Wednesday, April 30, 2008

When Good People Do Bad Things

I'm currently doing a Beth Moore Bible Study titled "When Godly People Do Unglodly Things" so this subject has been on my mind lately. Perhaps I'm stretching things a bit, but recently I've read several books that caused me to think about this subject in very practical terms. The following books all seemed to deal with this issue to some degree, although the characters weren't necessarily "Godly," they all considered themselves to be "Good" people.

In "A Child Called It" by David Pelzer, David's mother would not feed him for days so he stole food from school. Did that make him a bad person since it is wrong to steal?

In "Perfect Match" by Jodi Picoult, the little boy dealt with this very issue, thinking that he was a bad person because bad things seemed to happen when he said or did certain things. His mother, who was a prosecutor of child molesters, actually killed a priest in court in front of a bunch of people. When she was in jail, the father explained to the boy that his mother did something bad and wouldn't be home for awhile. The boy later asked her if she was a bad person because she did something bad and she said "no." When it came out that a Priest molested her son, she told the boy that he was a bad person. I found it quite interesting how she judged the Priest as being a bad person but herself as still being a good person. (By the way, this is a good book and I recommend it highly. I love the twists it takes along the way.)

Another book I read recently that made me question if the people were good or bad was "A Gang Leader For A Day." It was a fascinating book about the inner workings of gangs in a low-income housing project in Chicago and how the community viewed them and related to them. A sociology student went to do some research to find out how it feels to be black and poor by hanging out with a gang leader who befriended him. Although the gang leader ran a smooth cocaine "business," he also provided protection for the sociologist and others in the community. When people needed a ride to the hospital because the ambulance wouldn't come in that neighborhood, it was the gang members who would take care of getting them to the hospital.

It was also the gang who used some of their money to throw neighborhood parties for the people in the project and buy clothes and food for some of the people. They provided money to their family to live in a better neighborhood. The "good" college student doing the research found himself in some sticky situations involving looking the other way while the gang beat up people, assisting in an assault at one point and personally knowing who the drug dealers were and who was making the cocaine without ever turning anyone in to the cops. Did that make the student as "bad" as the gang? I found myself asking this question. Mothers would do about anything to provide food for their children and try to keep them safe. When it comes to survival under horrendous conditions, these books certainly made me question what I would do if in their place. (Another great book that I recommend highly.)

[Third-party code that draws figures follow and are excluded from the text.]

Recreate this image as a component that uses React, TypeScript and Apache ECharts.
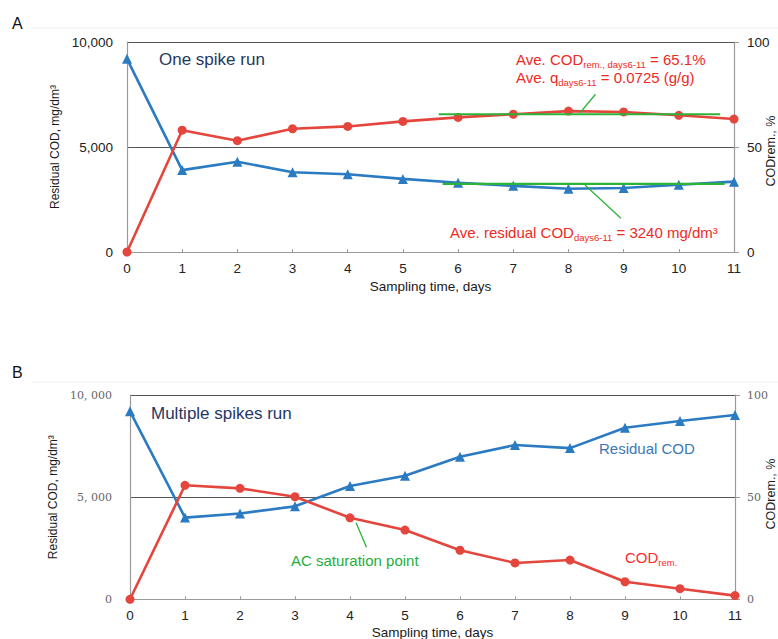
import React, { useEffect, useRef } from "react";
import * as echarts from "echarts";

// ---- Data ----
const days = [0, 1, 2, 3, 4, 5, 6, 7, 8, 9, 10, 11];
// Panel A: one spike run
const residualA = [9200, 3900, 4300, 3800, 3700, 3480, 3300, 3150, 3010, 3050, 3200, 3350];
const removalA = [0, 58, 53, 58.7, 59.8, 62.2, 64.1, 65.6, 67.1, 66.7, 65.1, 63.3];
// Panel B: multiple spikes run
const residualB = [9200, 4000, 4200, 4550, 5550, 6050, 6980, 7550, 7400, 8400, 8730, 9020];
const removalB = [0, 55.8, 54.3, 50.2, 39.9, 33.9, 24.0, 17.8, 19.2, 8.6, 5.2, 1.8];
// green average lines (panel A) and leader lines
const avgRemovalLineA = [[5.65, 65.6], [10.75, 65.6]];
const avgResidualLineA = [[5.72, 3240], [10.83, 3240]];
const leaderRemovalA = [[8.49, 75.1], [8.21, 66.3]];
const leaderResidualA = [[8.3, 3190], [8.95, 1605]];
const leaderSaturationB = [[4.11, 37.5], [4.3, 25.5]];
// ticks
const leftTicks = [0, 5000, 10000];
const rightTicks = [0, 50, 100];

const RED = "#e4453d";
const BLUE = "#2b7bc2";
const GREEN = "#2eb33a";
const SANS = "'Liberation Sans', Arial, sans-serif";
const SERIF = "'DejaVu Serif', serif";

const pairs = (arr: number[]) => days.map((d, i) => [d, arr[i]]);

export default function App() {
  const ref = useRef<HTMLDivElement>(null);
  useEffect(() => {
    if (!ref.current) return;
    const chart = echarts.init(ref.current, undefined, { renderer: "svg" });

    const xAxisBase = (gridIndex: number, serif: boolean, gap: number) => ({
      type: "value",
      gridIndex,
      min: 0,
      max: 11,
      interval: 1,
      name: "Sampling time, days",
      nameLocation: "middle",
      nameGap: gap,
      nameTextStyle: { fontFamily: SANS, fontSize: 13.5, color: "#1a1a1a" },
      axisLine: { show: true, lineStyle: { color: "#9a9a9a", width: 1.2 } },
      axisTick: { show: true, inside: true, length: 3, lineStyle: { color: "#9a9a9a" } },
      axisLabel: serif
        ? { fontFamily: SERIF, fontSize: 11, color: "#666", margin: 10 }
        : { fontFamily: SANS, fontSize: 13.5, color: "#222", margin: 9 },
      splitLine: { show: false },
    });

    const leftAxis = (gridIndex: number, serif: boolean, gap: number, margin: number) => ({
      type: "value",
      gridIndex,
      position: "left",
      min: leftTicks[0],
      max: leftTicks[leftTicks.length - 1],
      interval: leftTicks[1] - leftTicks[0],
      name: "Residual COD, mg/dm³",
      nameLocation: "middle",
      nameGap: gap,
      nameTextStyle: { fontFamily: SANS, fontSize: 12, color: "#1a1a1a" },
      axisLine: { show: true, lineStyle: { color: "#9a9a9a", width: 1.2 } },
      axisTick: { show: false },
      axisLabel: serif
        ? {
            fontFamily: SERIF,
            fontSize: 11,
            color: "#666",
            margin,
            formatter: (v: number) => v.toLocaleString("en-US").replace(",", ", "),
          }
        : {
            fontFamily: SANS,
            fontSize: 13.5,
            color: "#222",
            margin,
            formatter: (v: number) => v.toLocaleString("en-US"),
          },
      splitLine: { show: true, showMinLine: false, lineStyle: { color: "#555", width: 1 } },
    });

    const rightAxis = (gridIndex: number, serif: boolean, margin: number) => ({
      type: "value",
      gridIndex,
      position: "right",
      min: rightTicks[0],
      max: rightTicks[rightTicks.length - 1],
      interval: rightTicks[1] - rightTicks[0],
      axisLine: { show: true, lineStyle: { color: "#9a9a9a", width: 1.2 } },
      axisTick: { show: true, length: 5, lineStyle: { color: "#9a9a9a" } },
      axisLabel: serif
        ? { fontFamily: SERIF, fontSize: 11, color: "#666", margin }
        : { fontFamily: SANS, fontSize: 13.5, color: "#222", margin },
      splitLine: { show: false },
    });

    const lineSeries = (data: number[][], x: number, y: number, color: string, symbol: string) => ({
      type: "line",
      xAxisIndex: x,
      yAxisIndex: y,
      data,
      symbol,
      symbolSize: symbol === "circle" ? 9 : 10,
      showAllSymbol: true,
      lineStyle: { color, width: 2.6 },
      itemStyle: { color },
      z: 3,
    });

    const greenSeries = (data: number[][], x: number, y: number, width: number) => ({
      type: "line",
      xAxisIndex: x,
      yAxisIndex: y,
      data,
      symbol: "none",
      lineStyle: { color: GREEN, width },
      z: 4,
      silent: true,
    });

    const subRich = (size: number, color: string) => ({
      a: { fontFamily: SANS, fontSize: size, color, lineHeight: 20 },
      s: { fontFamily: SANS, fontSize: 9.5, color, lineHeight: 12, verticalAlign: "bottom" },
    });

    const txt = (x: number, y: number, text: string, size: number, color: string, rich?: any) => ({
      type: "text",
      x,
      y,
      style: {
        text,
        fontFamily: SANS,
        fontSize: size,
        fill: color,
        textAlign: "left",
        textVerticalAlign: "middle",
        rich,
      },
      z: 10,
    });

    const vtxt = (x: number, y: number, text: string) => ({
      type: "text",
      x,
      y,
      rotation: Math.PI / 2,
      style: {
        text,
        fontFamily: SANS,
        fontSize: 12.5,
        fill: "#1a1a1a",
        textAlign: "center",
        textVerticalAlign: "middle",
      },
      z: 10,
    });

    const option: any = {
      animation: false,
      backgroundColor: "#ffffff",
      grid: [
        { left: 127, top: 42, width: 607, height: 210, outerBoundsMode: "none", containLabel: false },
        { left: 130, top: 395, width: 605, height: 204.3, outerBoundsMode: "none", containLabel: false },
      ],
      xAxis: [xAxisBase(0, false, 27), xAxisBase(1, false, 26)],
      yAxis: [
        leftAxis(0, false, 61, 14),
        rightAxis(0, false, 13),
        leftAxis(1, true, 64, 18),
        rightAxis(1, true, 12),
      ],
      series: [
        lineSeries(pairs(residualA), 0, 0, BLUE, "triangle"),
        lineSeries(pairs(removalA), 0, 1, RED, "circle"),
        greenSeries(avgRemovalLineA, 0, 1, 2.2),
        greenSeries(avgResidualLineA, 0, 0, 2.2),
        greenSeries(leaderRemovalA, 0, 1, 1.3),
        greenSeries(leaderResidualA, 0, 0, 1.3),
        lineSeries(pairs(residualB), 1, 2, BLUE, "triangle"),
        lineSeries(pairs(removalB), 1, 3, RED, "circle"),
        greenSeries(leaderSaturationB, 1, 3, 1.3),
      ],
      graphic: [
        { type: "line", shape: { x1: 32, y1: 28, x2: 778, y2: 28 }, style: { stroke: "#f0f0f0", lineWidth: 1 } },
        { type: "line", shape: { x1: 32, y1: 382, x2: 778, y2: 382 }, style: { stroke: "#f0f0f0", lineWidth: 1 } },
        txt(12, 23, "A", 16, "#111"),
        txt(12, 372, "B", 16, "#111"),
        vtxt(771, 151, "CODrem., %"),
        vtxt(771, 494, "CODrem., %"),
        txt(159, 59, "One spike run", 17, "#1f3864"),
        txt(516, 59, "{a|Ave. COD}{s|rem., days6-11}{a| = 65.1%}", 15, "#ee2a24", subRich(15, "#ee2a24")),
        txt(516, 77, "{a|Ave. q}{s|days6-11}{a| = 0.0725 (g/g)}", 15, "#ee2a24", subRich(15, "#ee2a24")),
        txt(450, 232, "{a|Ave. residual COD}{s|days6-11}{a| = 3240 mg/dm³}", 15, "#ee2a24", subRich(15, "#ee2a24")),
        txt(151, 413, "Multiple spikes run", 17, "#1f3864"),
        txt(599, 448, "Residual COD", 15, "#3a78b5"),
        txt(625, 557, "{a|COD}{s|rem.}", 15, "#ff2a2a", subRich(15, "#ff2a2a")),
        txt(291, 560, "AC saturation point", 15, "#1fae3a"),
      ],
    };

    chart.setOption(option);
    return () => chart.dispose();
  }, []);

  return (
    <div
      ref={ref}
      style={{ position: "fixed", left: 0, top: 0, width: 778, height: 639, background: "#fff" }}
    />
  );
}
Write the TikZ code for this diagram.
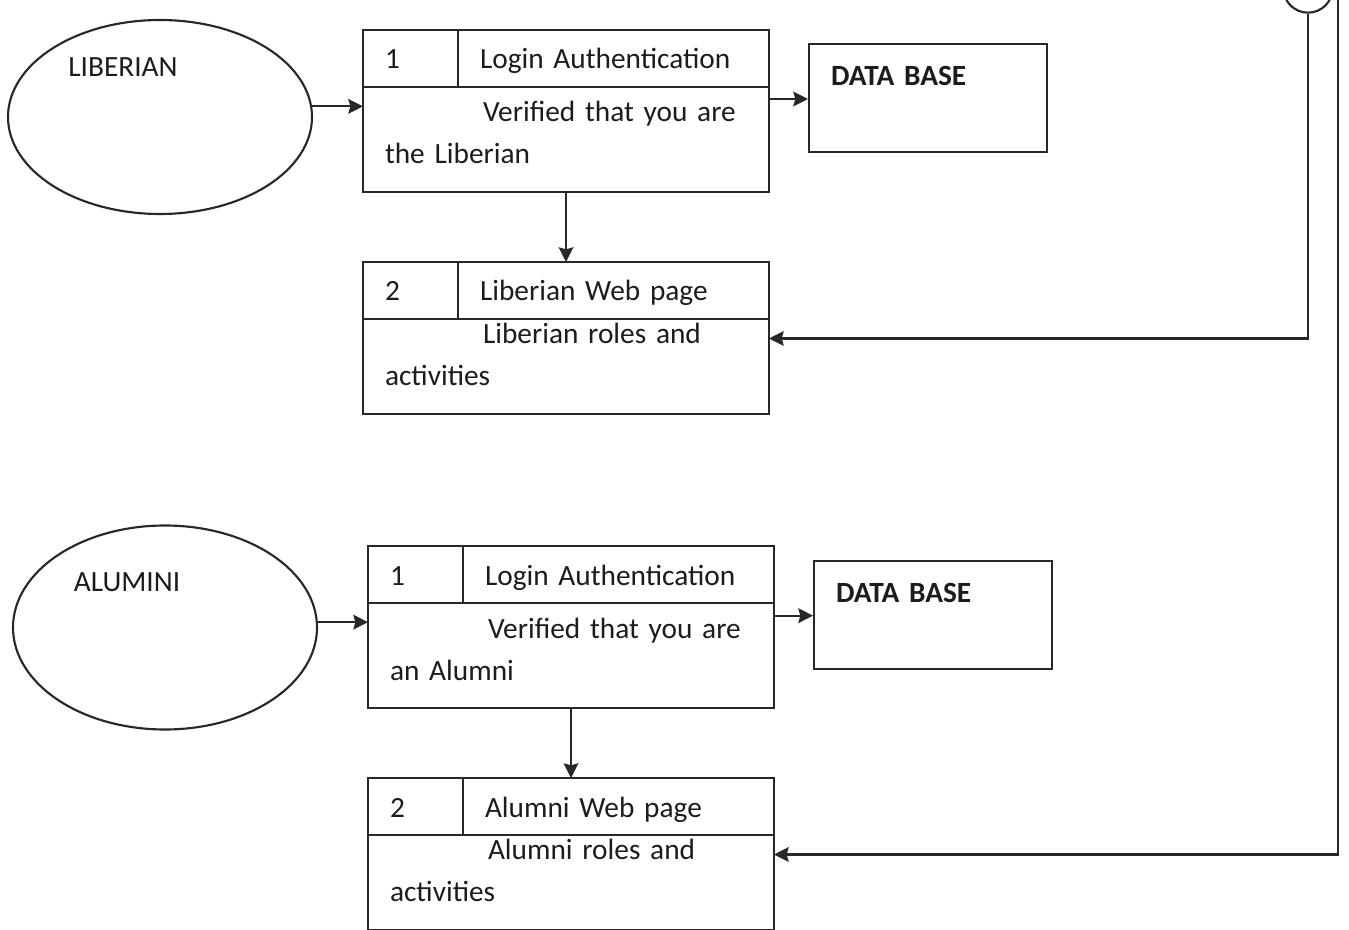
\documentclass[tikz,border=0pt]{standalone}
\usepackage{fontspec}
\setmainfont{Carlito}
\usepackage{tikz}
\usetikzlibrary{arrows.meta,positioning,shapes.geometric}
\definecolor{fontgray}{RGB}{28, 28, 28}
\definecolor{linegray}{RGB}{40, 40, 40}

\begin{document}
\begin{tikzpicture}[x=0.75pt, y=-0.75pt, node distance=0pt, >=Stealth,
		every node/.style={font=\fontsize{22}{31.5}\selectfont, text=fontgray},
		numcell/.style={draw=linegray, rectangle, line width=1.6pt, outer sep=0pt, text height=29.25pt, text depth=13.5pt, text width=38.25pt, inner xsep=16.5pt, inner ysep=0pt, align=left},
		titlecell/.style={draw=linegray, rectangle, line width=1.6pt, outer sep=0pt, text height=29.25pt, text depth=13.5pt, text width=200.25pt, inner xsep=16.5pt, inner ysep=0pt, align=left},
		bodycell/.style={draw=linegray, rectangle, line width=1.6pt, outer sep=0pt, text width=271.5pt, inner xsep=16.5pt, inner ysep=0pt, align=left},
		dbbox/.style={draw=linegray, rectangle, line width=1.6pt, font=\fontsize{22}{31.5}\selectfont\bfseries, text width=145.5pt, inner xsep=16.5pt, inner ysep=0pt, text height=30.75pt, text depth=50.25pt, align=left},
		actor/.style={draw=linegray, ellipse, line width=1.6pt, inner sep=0pt},
		joint/.style={draw=linegray, circle, line width=1.6pt, minimum size=37pt, inner sep=0pt},
		flow/.style={line width=1.6pt, -{Stealth[length=11pt,width=11pt,inset=1.5pt]}, color=linegray},
		chainLine/.style={line width=1.6pt, -, color=linegray}
		]
		\useasboundingbox (0,0) rectangle (1349,930);
		
		% Liberian
		\node[actor, minimum width=228pt, minimum height=145.5pt, label={[xshift=-27.75pt, yshift=37.5pt]center:LIBERIAN}] (lib) at (160,117) {};
		\node[numcell, anchor=north west] (l1num) at (363,30) {1};
		\node[titlecell, right=of l1num] (l1title) {Login Authentication};
		\node[bodycell, text height=26.25pt, text depth=52.5pt, below=of l1num.south west, anchor=north west] (l1body) {\hspace*{73.5pt}Verified that you are\\the Liberian};
		\node[dbbox, anchor=north west] (db1) at ([xshift=29.25pt, yshift=-9.75pt]l1title.north east) {DATA BASE};
		
		\node[numcell, below=52.5pt of l1body.south west, anchor=north west] (l2num) {2};
		\node[titlecell, right=of l2num] (l2title) {Liberian Web page};
		\node[bodycell, text height=18.5pt, text depth=52.75pt, below=of l2num.south west, anchor=north west] (l2body) {\hspace*{73.5pt}Liberian roles and\\activities};
		
		% Alumini
		\node[actor, minimum width=228pt, minimum height=153pt, label={[xshift=-28.5pt, yshift=34pt]center:ALUMINI}] (alu) at (165,627.5) {};
		\node[numcell, anchor=north west] (a1num) at (368,546) {1};
		\node[titlecell, right=of a1num] (a1title) {Login Authentication};
		\node[bodycell, text height=26.25pt, text depth=52.5pt, below=of a1num.south west, anchor=north west] (a1body) {\hspace*{73.5pt}Verified that you are\\an Alumni};
		\node[dbbox, anchor=north west] (db2) at ([xshift=29.25pt, yshift=-10.5pt]a1title.north east) {DATA BASE};
		
		\node[numcell, below=52.5pt of a1body.south west, anchor=north west] (a2num) {2};
		\node[titlecell, right=of a2num] (a2title) {Alumni Web page};
		\node[bodycell, text height=18.5pt, text depth=52.75pt, below=of a2num.south west, anchor=north west] (a2body) {\hspace*{73.5pt}Alumni roles and\\activities};
		
		% links from the top
		\node[joint] (conn) at (1308,-12) {};
		\coordinate (feed) at (1338,0);
		
		\draw [flow] (lib.4) to [] (lib.4 -| l1body.west);
		\draw [flow] ([yshift=-9pt]l1body.north east) to [] ([yshift=-9pt]l1body.north east -| db1.west);
		\draw [flow] (l1body.south) to [] (l1body.south |- l2num.north);
		\draw [flow] (conn.south) |- ([yshift=21pt]l2body.east);
		
		\draw [flow] (alu.2) to [] (alu.2 -| a1body.west);
		\draw [flow] ([yshift=-9.5pt]a1body.north east) to [] ([yshift=-9.5pt]a1body.north east -| db2.west);
		\draw [flow] (a1body.south) to [] (a1body.south |- a2num.north);
		\draw [flow] (feed) |- ([yshift=21pt]a2body.east);
		\end{tikzpicture}
\end{document}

The Bible warns us in Galatians 6:1 to "Take heed, lest we fall." In all these instances the conclusion I come to based on my own understanding of scripture is that people do bad things but that doesn't make them bad people. God loves all people even though he knew we would do bad things. In Isaiah Bible tells us "the heart is deceitful and desparately wicked." All people do bad things at some time or other. Romans 3:23 says "For all have sinned and fall short of the glory of God." The way I see it, there are generally only two types of people in the world--the forgiven and the unforgiven.

The forgiven are those who have trusted in Jesus' sacrifice on the cross to pay the punishment for all their sin and his resurrection and have confessed they have sinned and put their faith in Jesus to be their personal Savior. (See Romans 5:8 "But God commendeth his love for us in that while we were yet sinners, Christ died for us." and Romans 6:23, "For the wages of sin is death, but the gift of God is eternal life through Jesus Christ our Lord."

The unforgiven are those who have not yet put their faith in Jesus as their personal Savior and asked his forgiveness. No one is a "good enough" person to enter heaven on his/her own merits. We all need Jesus! (Ephesians 2:8 & 9 "For by grace you are saved through faith, and that not of yourselves, not of works, lest anyone should boast.")

In which category are you? Turn away from sin and yield yourselves to Jesus today (Acts 16:31: "Believe in the Lord Jesus and you will be saved--you and your household!"

--Karen Arlettaz Zemek, author of "My Funny Dad, Harry"
(available at http://www.outskirtspress.com/, http://www.amazon.com/, http://www.bn.com/)

2 comments:

Marlo B. said...

I just love Beth Moore, don't you? I am adding this study to my "to do" list. I am currently reading her book Breaking Free and I love it.

Karen Zemek, author of "My Funny Dad, Harry" said...

I do like Beth Moore. I'll be attending her simulcast on August 1st and 2nd which my church is hosting. I'm really looking forward to it!